Below is a snippet of commentary from today’s Morning Lineup. Start a two-week trial to Bespoke Premium to view the full report.  

Heading into this morning’s PPI and jobless claims reports, equity futures were all up less than 0.05% while the 10-year yield was unchanged. The July PPI report came in much higher than expected, though, and equity futures have moved lower, but not necessarily by as much as you would expect given the magnitude of the miss. While we’ll have to look further into the report for details, jobless claims remained subdued and came in lower than expected. It’s also worth pointing out that interest rates have barely budged higher.

Quick question.  Which group has done better over the last month? Megacaps or housing stocks? Most people would instinctively say the megacaps, but as the numbers show, the housing-related stocks have really surged over the last four weeks. The chart below compares the performance of the eight trillion-dollar megacap tech-like stocks to a group of eight housing-related stocks over the last month. For the housing basket, we’ve chosen a few homebuilders (Pulte, DR Horton, and Lennar), a couple of home improvement stocks (Home Depot and Lowe’s), housing retailers (RH and Williams Sonoma), and a mortgage company (Rocket Companies).

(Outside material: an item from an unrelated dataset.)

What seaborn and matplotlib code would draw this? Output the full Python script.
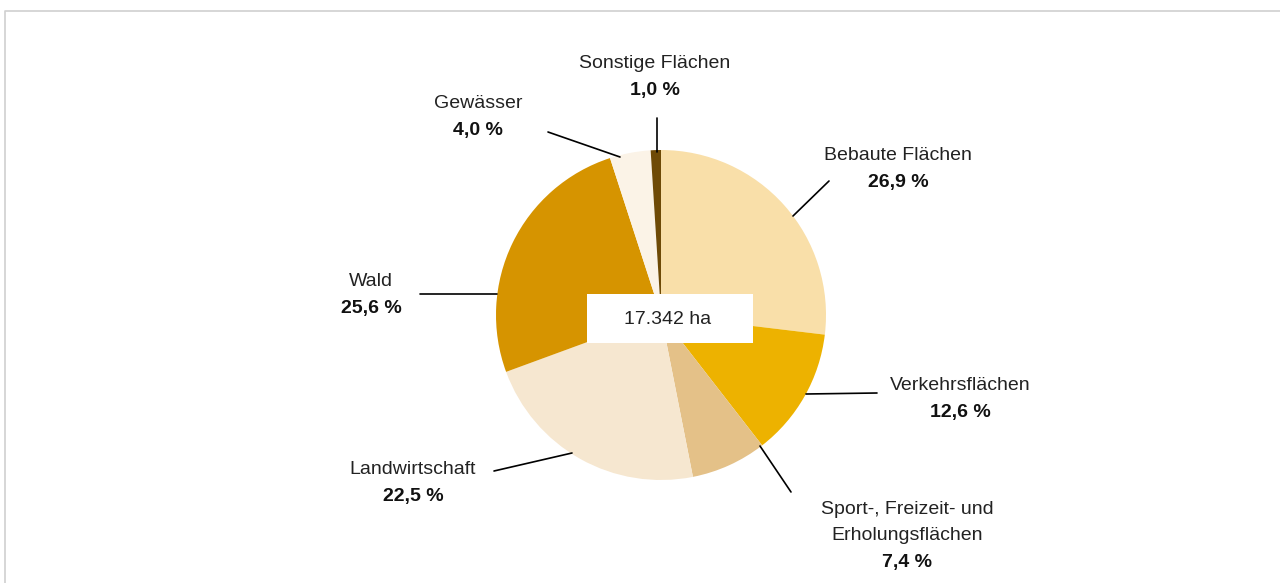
"""Flächennutzung: Anteile der Nutzungsarten an der Gesamtfläche (Kreisdiagramm)."""

import matplotlib.pyplot as plt
import seaborn as sns
from matplotlib.patches import Rectangle

W, H = 1280, 583

categories = [
    "Bebaute Flächen",
    "Verkehrsflächen",
    "Sport-, Freizeit- und\nErholungsflächen",
    "Landwirtschaft",
    "Wald",
    "Gewässer",
    "Sonstige Flächen",
]
shares = [26.9, 12.6, 7.4, 22.5, 25.6, 4.0, 1.0]
total_label = "17.342 ha"

colors = ["#F9DFA9", "#EDB200", "#E4C188", "#F6E7D0", "#D69400", "#FBF3E7", "#6E4A06"]

# layout in pixels (y measured from the top)
CENTER = (661, 315)
RADIUS = 165
label_pos = [(898, 156), (960, 386), (907, 509), (413, 469), (371, 282), (478, 103), (655, 64)]
leader = [
    ((793, 216), (829, 181)),
    ((806, 394), (877, 393)),
    ((760, 446), (791, 492)),
    ((572, 453), (494, 471)),
    ((497, 294), (420, 294)),
    ((620, 157), (548, 132)),
    ((657, 152), (657, 118)),
]
LINE_STEP = 27


def py(y):
    return H - y


sns.set_theme(style="white")
plt.rcParams["font.family"] = ["Liberation Sans", "DejaVu Sans"]

fig = plt.figure(figsize=(W / 100, H / 100), dpi=100)
ax = fig.add_axes([0, 0, 1, 1])

ax.pie(
    shares,
    colors=sns.color_palette(colors),
    startangle=90,
    counterclock=False,
    center=(CENTER[0], py(CENTER[1])),
    radius=RADIUS,
    wedgeprops={"linewidth": 0},
)
ax.set_xlim(0, W)
ax.set_ylim(0, H)
ax.set_aspect("equal")
ax.axis("off")

# light frame on top and left
ax.plot([5, 5, W + 5], [-5, py(11), py(11)], color="#D0D0D0", linewidth=1.2, clip_on=False)

for (p0, p1) in leader:
    ax.plot([p0[0], p1[0]], [py(p0[1]), py(p1[1])], color="black", linewidth=1.2)

for name, share, (x, y) in zip(categories, shares, label_pos):
    lines = name.split("\n")
    for i, line in enumerate(lines):
        ax.text(x, py(y + i * LINE_STEP), line, ha="center", va="center",
                fontsize=14, color="#222222")
    pct = f"{share:.1f}".replace(".", ",") + " %"
    ax.text(x, py(y + len(lines) * LINE_STEP), pct, ha="center", va="center",
            fontsize=14, fontweight="bold", color="#111111")

# white box with total area in the middle
ax.add_patch(Rectangle((587, py(343)), 166, 49, facecolor="white", edgecolor="none", zorder=5))
ax.text(668, py(319), total_label, ha="center", va="center", fontsize=14,
        color="#222222", zorder=6)

fig.savefig("out.png", dpi=100)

Of the eight megacap stocks, their performance over the last month has ranged between a decline of 0.5% and a gain of 11.1% for a median gain of 9.4%. Under any environment, 9.4% is impressive, but it pales in comparison to what the housing-related stocks have done. All eight of the stocks shown are up at least 10%, and their median gain has been nearly twice the gain of the megacaps (18.5%). HD is also the only stock in the group that isn’t outperforming all eight of the megacaps.